═══ SUPPLIED MATERIAL
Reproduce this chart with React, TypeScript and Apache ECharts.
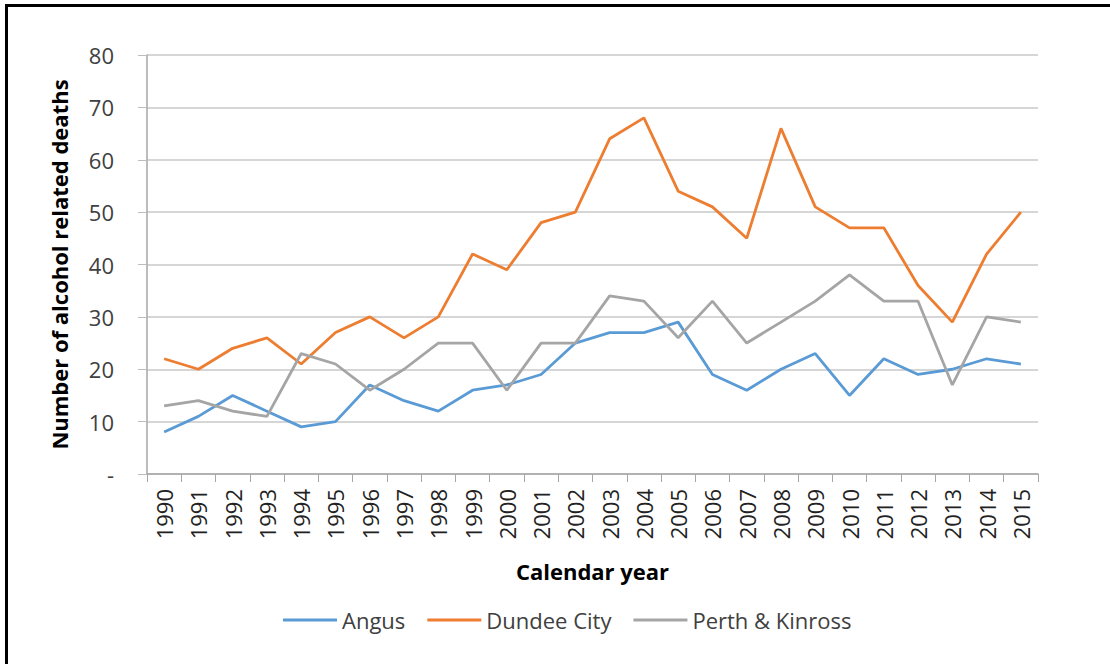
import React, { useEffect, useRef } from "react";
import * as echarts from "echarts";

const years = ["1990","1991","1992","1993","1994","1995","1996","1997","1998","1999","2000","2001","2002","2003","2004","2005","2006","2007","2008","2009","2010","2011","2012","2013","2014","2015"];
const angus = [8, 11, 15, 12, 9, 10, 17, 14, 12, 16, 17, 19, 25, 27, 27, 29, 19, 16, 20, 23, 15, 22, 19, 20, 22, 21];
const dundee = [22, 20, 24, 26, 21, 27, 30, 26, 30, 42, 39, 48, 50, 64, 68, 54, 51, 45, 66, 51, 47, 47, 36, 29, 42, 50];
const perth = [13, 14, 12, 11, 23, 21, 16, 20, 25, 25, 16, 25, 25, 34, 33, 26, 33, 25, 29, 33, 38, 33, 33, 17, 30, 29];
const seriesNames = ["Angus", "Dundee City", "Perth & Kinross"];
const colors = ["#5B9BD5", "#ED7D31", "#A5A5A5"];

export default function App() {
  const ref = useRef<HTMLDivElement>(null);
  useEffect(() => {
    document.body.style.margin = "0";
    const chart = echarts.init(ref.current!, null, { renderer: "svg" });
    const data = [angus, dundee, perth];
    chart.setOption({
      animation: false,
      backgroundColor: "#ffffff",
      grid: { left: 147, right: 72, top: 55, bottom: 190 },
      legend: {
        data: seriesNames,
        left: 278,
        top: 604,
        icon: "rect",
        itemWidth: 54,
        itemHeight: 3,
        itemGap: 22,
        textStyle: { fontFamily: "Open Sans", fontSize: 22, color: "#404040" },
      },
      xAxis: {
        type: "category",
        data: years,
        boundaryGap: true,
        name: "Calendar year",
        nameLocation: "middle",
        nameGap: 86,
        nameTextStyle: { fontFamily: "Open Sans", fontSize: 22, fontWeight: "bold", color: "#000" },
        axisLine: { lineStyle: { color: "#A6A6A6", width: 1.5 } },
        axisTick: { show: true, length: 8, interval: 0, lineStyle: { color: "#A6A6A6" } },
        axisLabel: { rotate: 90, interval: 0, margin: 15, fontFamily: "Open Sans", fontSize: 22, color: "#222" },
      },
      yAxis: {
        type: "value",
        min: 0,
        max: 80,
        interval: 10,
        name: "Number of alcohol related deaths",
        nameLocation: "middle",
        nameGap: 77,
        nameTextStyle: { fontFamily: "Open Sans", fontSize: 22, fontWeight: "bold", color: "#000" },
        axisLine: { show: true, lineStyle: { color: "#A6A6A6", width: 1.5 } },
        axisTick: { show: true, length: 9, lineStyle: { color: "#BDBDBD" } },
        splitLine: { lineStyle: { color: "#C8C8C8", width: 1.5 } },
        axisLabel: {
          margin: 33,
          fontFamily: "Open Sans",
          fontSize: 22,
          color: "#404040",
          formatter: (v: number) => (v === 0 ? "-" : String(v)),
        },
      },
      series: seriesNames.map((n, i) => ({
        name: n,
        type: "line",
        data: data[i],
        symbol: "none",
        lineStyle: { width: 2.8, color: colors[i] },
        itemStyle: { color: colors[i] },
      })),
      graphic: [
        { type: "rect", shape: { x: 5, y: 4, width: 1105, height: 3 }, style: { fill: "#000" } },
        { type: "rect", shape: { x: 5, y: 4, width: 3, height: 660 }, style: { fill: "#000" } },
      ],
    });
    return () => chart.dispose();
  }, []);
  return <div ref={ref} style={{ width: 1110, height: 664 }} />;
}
══════
### AIM OF THE EXERCISE
Copy all lines from the data that hold the word "React".

### THE REPLY
Reproduce this chart with React, TypeScript and Apache ECharts.
import React, { useEffect, useRef } from "react";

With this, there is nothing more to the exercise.